By Steve Bunce
THERE was a search for camels, sense and respect in the rings, taxis and deserts of Riyadh.
At the end of seven days, I had located the camels and was still trying to make sense of what I had seen in the ring. There was no need to hunt for respect; some things are best left unsaid in our business.
Francis Ngannou was too polite to moan like any other wounded boxer at the end of his fight, Fury was too shocked to gloat and the third man in the relationship, Oleksandr Usyk, just shrugged. I spoke to Usyk in a luxury suite up in the sky the following morning. He was not interested in being critical. “It’s boxing,” he shrugged.
Ngannou’s peaceful acceptance of the verdict had, understandably, shifted slightly by the end of the following day and he was talking about a robbery; Fury, thankfully, was still holding his tongue and icing his face. Please, no more “gap-toothed little sausage” garbage. I think we have had enough dossers for a bit. There might actually be a positive from Ngannou’s cameo in our heavyweight division. I’m not saying that he has saved it, but there might just be fewer pantomime insults from this date. It was, let’s all be honest, open season on Ngannou all week.
The respect was in the silence; the camels were in the distance, moving slowly in the haze of a fading Arabian night. My planned stunt to preview the carnival from the back of a camel never happened and that is a relief. Ngannou deserved better than me playing the fool. In fairness, I do like herds of camels.
It was not my first skirmish with wildlife on the boxing road. An attempt to preview Anthony Yarde and Sergey Kovalev from the inside of a lion’s cage had also been scrapped. The circus on the edge of Chelyabinsk had a dubious health and safety record.
There was also the pigeon-room incident with Mike Tyson one afternoon before his loss to Danny Williams in Louisville. On the day, about six of us with pads and pens were told that Mike would talk to us in his suite at a very expensive downtown hotel. We scuttled over, sat in a lobby and were then ushered up in the special lift.
Mike was hard work that day; not great and then he invited us from his lounge to the bedroom. He changed; he was suddenly radiant. Steve Lillis of the Sport was writing headlines as we filed in. “In bed with the baddest man on the planet”. However, when the door opened, all headlines vanished. It was a genuine “hold-the-back Page” moment. He was, it has to be said, good at those moments.
Mike sat down on the bed and the room came to life. We stood, stunned witnesses as about a dozen pigeons started to fly, flutter, pooh, walk over the pillows and land on Tyson’s head. He cooed and cooed, and they fell gracefully still in his giant hands. There was both a purr and a pong in that presidential suite bedroom.
I had never seen Mike Tyson with his pigeons before; they transformed the man. Luckily, one of us had a throwaway camera and those slightly iffy pictures made their way to the back pages of most British newspapers the following day. He was officially the Birdman of boxing, and the red-top intros were simple: Mike Tyson shares his bed with eight birds every night. Bosh, sorted. Me riding a camel would have been art.
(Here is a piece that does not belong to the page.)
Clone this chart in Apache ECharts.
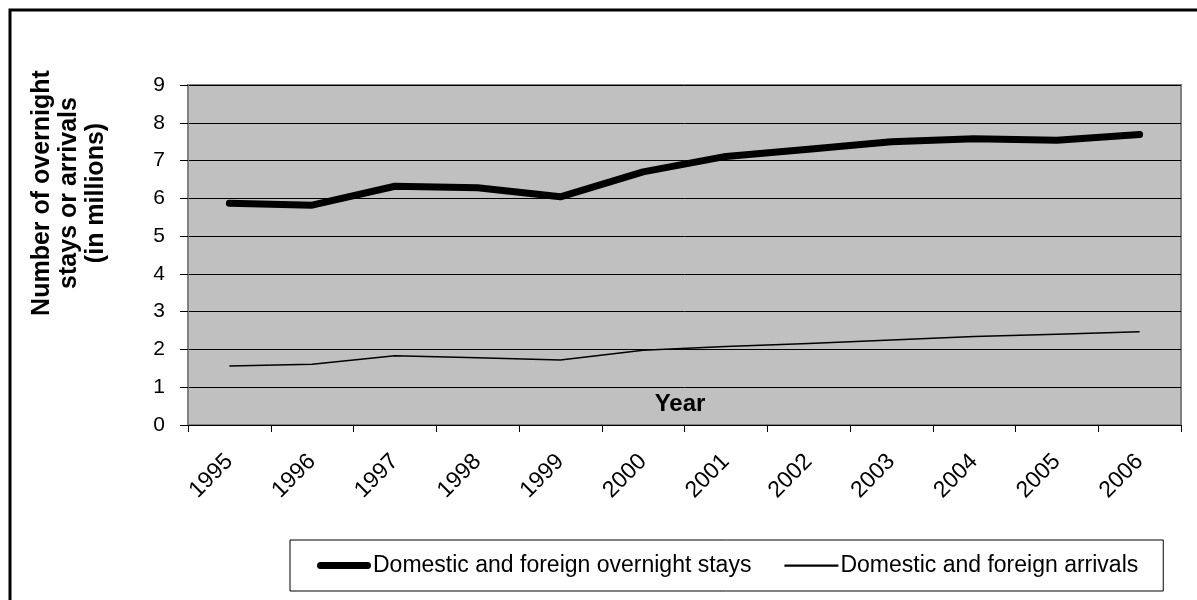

There was also the close call at midnight in the mountains high above the ancient city of Sana’a in the Yemen with Naseem Hamed. We had parked to get a view of the twinkling city lights below, our armed guards seemed relaxed and then I heard the unmistakable sound of a mountain lion or some type of big cat moving invisibly and ominously in the dark. Obviously, I’m familiar with the sound of a Middle Eastern puma.
There was a bit of panic to get Naz back in the car. There was also a bit of laughter: there are no mountain lions or big cats in the mountains above Sana’a. I might have heard a goat, it turns out.
Tyson was in the lobby of the fancy hotel when I had finished talking to Usyk the morning after the fight. He was sitting with his old and genuine friend, Scott Welch. Mike was happy with his fighter’s performance and stood to demonstrate the left hook that dropped Tyson Fury. It was planned, a tactic, a shot they had rehearsed in drills. How dare they work on countering the heavyweight champion of the world. On his feet, his shoulders set, he can still shift like the genius kid he once was in the ring. It’s scary. He was delighted, obviously.
The night before, in the TNT studio, right after the final bell, Lennox Lewis had looked over at me and just shook his head. Lewis treats his beautiful sport with respect and pride. “You don’t just let a man come over to our sport,” he said. He was not delighted, that was obvious. We both agreed that Fury will never be this bad again.
Usyk had told me a story about walking with giants at the banquet the night before the fight (no invite, so no report, sorry). He talked about legends, heroes and his pride at meeting and being greeted by the sport’s greatest names. They had been his childhood heroes. Amir Khan told me the same thing – they both had a look of delight in their eyes. It meant something to them. They are part of our rich tradition; a tradition forged in sacrifice, devotion, glory, cash and abuse.
I get the impression that big Francis Ngannou knows a thing or two about sacrifice, glory, devotion and abuse. Certainly, more than I know about mountain lions. Big Lad, welcome.